>Write the Picture

>I have decided to try out an experiment that I call Write the Picture. A lot of you have told me that you would love to learn to write stories or nonfiction or whatever your preferences might be, but you don’t know where to start. This is a writing exercise designed to get your creative juices flowing. Every few days, I will post a painting or a picture that you can look at and write a scene, a poem, a song, a journal entry or even a whole story based on what is going on in the image. You can share it in the comments below, your own blog, or do it on the honor system and keep it to yourself.

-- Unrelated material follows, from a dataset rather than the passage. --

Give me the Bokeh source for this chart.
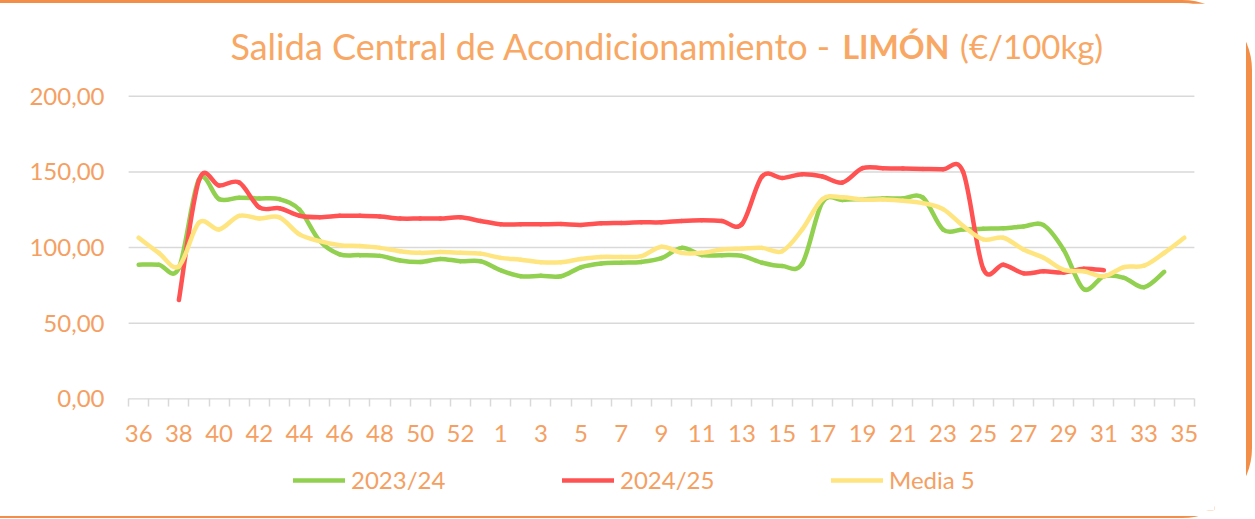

There are no restrictions or rules about what should be written. The goal of these exercises is to teach people to get in touch with what inspires them and how to utilize their creative energies. Not every picture will be historical either. I will use all types of images from all walks of life in order to help you find out what inspires you. How does this painting make you feel? What are the people in the painting doing? What are they feeling? Do you see comedy or sorrow? Write it down.

3 responses to “>Write the Picture”

  1. lynn says:

    >i did this in a creative writing class at oglethorpe university about a year or so ago…the best i can come up with (without staring holes through the screen) is that the lady is upset with the gentleman, he is trying to persuade her to understand some type of news he has to tell her, and quite possibly that everything will be okay. or another interpretation of it could be that he was caught with another woman and she is so mad at him she cant see straight! she is clearly upset at this so she runs out into the woods to be alone and cry. he catches up to her and convinces her that the kiss was innocent and that girl means nothing to him.

  2. Anonymous says:

    >Joe had been searching for Fanny for the better part of an hour, when he saw her white dress through the branches of the oak grove. "Miss Fanny Ma'am, what are you doing out here alone in the woods like this?" "Oh Mr. Marshall, I get so restless in the coach waiting for the horses to graze and drink. I just had to stretch my legs or I would have gone mad for sure." "Well Miss Rollins, you'll go mad if them indians get a hold of you. I've got much to do, let alone chasing young women all over the wilderness. You must come back to the wagon." "Oh Joe Marshall, you are a dull man. I doubt you have an adventurous bone in your body." "Well, ma'am, I get plenty of adventure sure enough, and I'd just rather not bring anymore upon me if I can help it." After some more coaxing Joe got Fanny back to the stage coach just in time to hear the gallop of horses and an old Apache war drum. He thought this strange for how far north they were. Surely, the Apache wouldn't be way up here on this side of the Canadian River. He would find out soon enough that his suspicions were right. It wasn't an Apache band, but something much more sinister. Only God and a little bit of luck could save their small party now.

  3. Stephanie Ann says:

    >"Oh, oh, Anna! I am sorry! I promise, it won't happen again," he said "I just couldn't control myself with that smile on those rose-colored lips. And the trees all in bloom…"

    "I was saving that kiss for my true love."